SET EXERCISE:
Scan the material below for the string "with", and copy every line where it shows up.

THE DATA:
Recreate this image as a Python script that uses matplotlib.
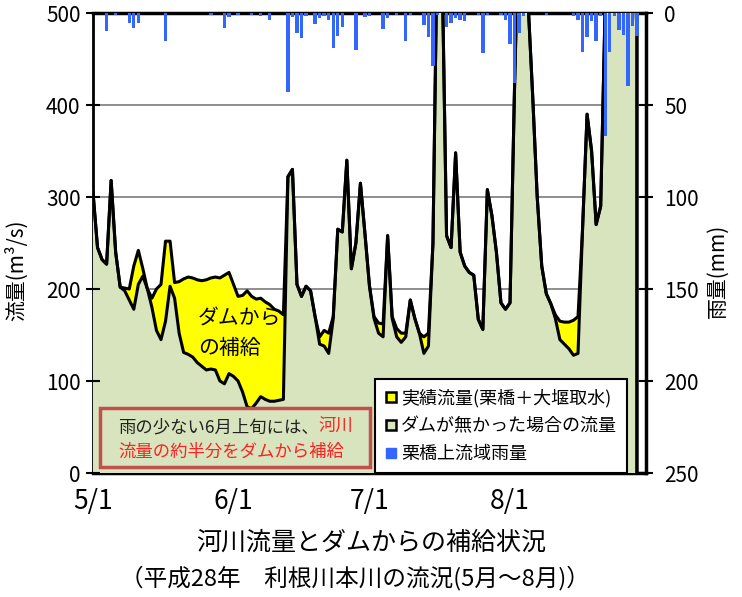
* * *
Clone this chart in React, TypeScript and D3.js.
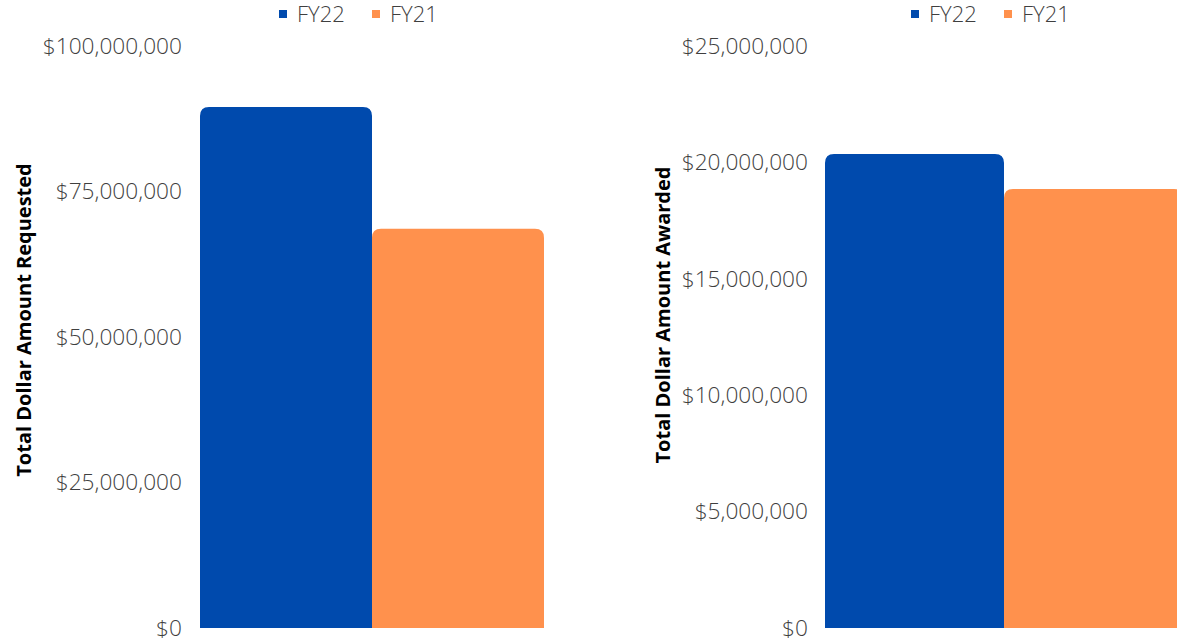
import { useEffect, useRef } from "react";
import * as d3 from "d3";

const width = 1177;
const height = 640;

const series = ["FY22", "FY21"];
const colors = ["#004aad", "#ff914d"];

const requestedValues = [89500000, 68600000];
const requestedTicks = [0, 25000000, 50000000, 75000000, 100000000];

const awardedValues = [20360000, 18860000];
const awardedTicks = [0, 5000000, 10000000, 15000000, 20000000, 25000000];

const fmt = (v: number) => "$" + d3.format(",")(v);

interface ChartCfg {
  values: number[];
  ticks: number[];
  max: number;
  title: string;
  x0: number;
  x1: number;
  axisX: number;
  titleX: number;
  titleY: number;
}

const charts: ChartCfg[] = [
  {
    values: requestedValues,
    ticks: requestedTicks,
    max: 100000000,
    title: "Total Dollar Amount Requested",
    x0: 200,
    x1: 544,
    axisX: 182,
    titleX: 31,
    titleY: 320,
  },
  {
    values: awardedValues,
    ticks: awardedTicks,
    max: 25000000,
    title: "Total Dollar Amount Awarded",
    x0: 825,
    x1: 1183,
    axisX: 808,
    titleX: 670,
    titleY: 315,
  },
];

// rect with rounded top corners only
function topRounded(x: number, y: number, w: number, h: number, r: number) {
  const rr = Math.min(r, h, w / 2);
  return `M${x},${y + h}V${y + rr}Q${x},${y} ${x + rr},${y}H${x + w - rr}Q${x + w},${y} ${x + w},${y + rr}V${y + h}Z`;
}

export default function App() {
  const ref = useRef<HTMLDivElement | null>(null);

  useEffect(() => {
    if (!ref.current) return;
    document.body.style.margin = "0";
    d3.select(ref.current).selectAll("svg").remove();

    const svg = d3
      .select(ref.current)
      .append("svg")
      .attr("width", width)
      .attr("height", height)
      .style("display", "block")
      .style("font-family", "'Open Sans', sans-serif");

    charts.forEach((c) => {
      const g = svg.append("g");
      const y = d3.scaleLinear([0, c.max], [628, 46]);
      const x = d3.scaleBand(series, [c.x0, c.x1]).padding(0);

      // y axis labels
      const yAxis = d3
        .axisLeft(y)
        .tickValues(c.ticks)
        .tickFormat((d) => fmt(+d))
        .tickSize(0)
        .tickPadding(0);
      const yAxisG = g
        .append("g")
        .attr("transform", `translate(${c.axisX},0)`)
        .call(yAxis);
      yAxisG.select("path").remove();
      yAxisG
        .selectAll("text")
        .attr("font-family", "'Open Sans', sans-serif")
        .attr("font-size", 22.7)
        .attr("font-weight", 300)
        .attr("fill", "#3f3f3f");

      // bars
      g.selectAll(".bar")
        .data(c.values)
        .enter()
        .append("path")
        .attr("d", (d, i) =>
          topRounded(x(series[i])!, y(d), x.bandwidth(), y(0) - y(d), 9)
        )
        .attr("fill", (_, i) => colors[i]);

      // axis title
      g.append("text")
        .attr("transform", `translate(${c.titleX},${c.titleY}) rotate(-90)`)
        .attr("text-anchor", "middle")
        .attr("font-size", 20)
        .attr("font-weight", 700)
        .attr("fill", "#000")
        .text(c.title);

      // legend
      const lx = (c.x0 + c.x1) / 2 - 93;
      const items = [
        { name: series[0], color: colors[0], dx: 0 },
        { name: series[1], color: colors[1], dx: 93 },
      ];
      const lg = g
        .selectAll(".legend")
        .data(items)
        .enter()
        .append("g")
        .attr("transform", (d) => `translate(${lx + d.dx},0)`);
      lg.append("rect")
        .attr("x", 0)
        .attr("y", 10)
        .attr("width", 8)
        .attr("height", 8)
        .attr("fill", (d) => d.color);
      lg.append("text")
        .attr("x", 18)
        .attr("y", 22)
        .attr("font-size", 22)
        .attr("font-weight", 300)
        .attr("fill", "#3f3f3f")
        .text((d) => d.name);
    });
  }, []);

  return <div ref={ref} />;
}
==
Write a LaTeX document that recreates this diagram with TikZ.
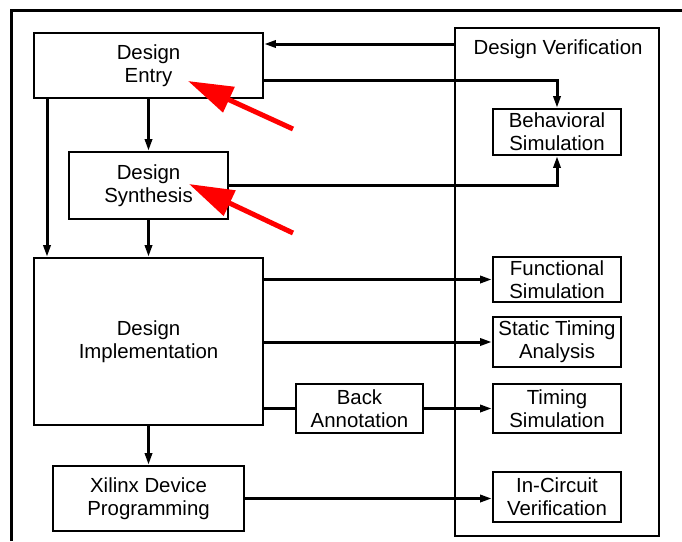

TASK ANSWER:
// rect with rounded top corners only
Write a LaTeX document that recreates this diagram with TikZ.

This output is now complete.